Red Rice Frittata Print Email

3 ounces slab bacon or 2 slices thick-cut bacon cut into small dice
1 large yellow onion, chopped
3 cloves garlic, crushed
1 1/2 cups long-grain white rice
2 cups chicken broth or water
1 15-ounce can chopped tomatoes
1 teaspoon crushed red pepper flakes
1 teaspoon pimentón or paprika
Freshly ground pepper
6 large eggs

Preheat the oven to 425°. In a medium saucepan over medium heat, fry the bacon until firm and barely crisp, about 4 minutes. Add the onion and garlic and cook until softened, about 5 minutes. Add the rice and cook, stirring frequently, for a minute or two, until fragrant and slightly translucent.

Add the broth or water, tomatoes, pepper flakes, pimentón, 1 teaspoon salt, and 1/2 teaspoon pepper and stir to combine. Bring to a simmer, then cover and turn the flame as low as possible. Cook for about 20 minutes, until the rice is tender but still soupy. If not soupy, add more broth or water a tablespoon at a time.

Pour the cooked rice into an 8 x 8 baking dish and bake on the middle rack of the oven for 15-25 minutes, or until all the liquid had been absorbed. At this point, you can proceed to the next step or cool and refrigerate the rice.

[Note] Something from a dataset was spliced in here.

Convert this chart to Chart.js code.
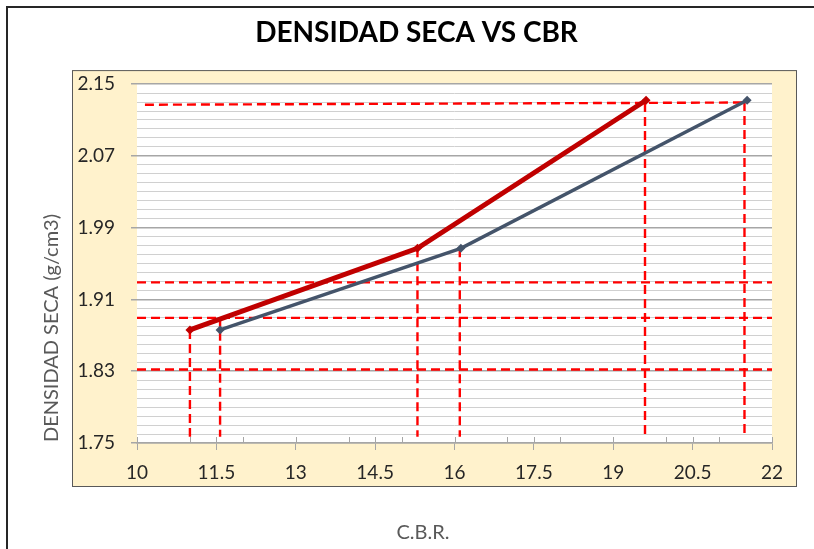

Preheat your broiler. Melt a tablespoon of butter in a 10-inch ovenproof skillet and stir in about a third of your rice. Beat the eggs with salt and pepper. When the rice is heated through, add the eggs to the skillet and quickly stir to combine the rice and eggs evenly. Turn the heat to medium low and cook, rotating the skillet every once in a while, until the frittata has firmed up around the edges, about 10 minutes.

When the frittata's underside is cooked but its middle is still soupy, put it under the broiler and cook until puffed and browning. (I usually leave it for 5 minutes because I prefer my eggs on the dry side, but you might start checking after a minute or two.)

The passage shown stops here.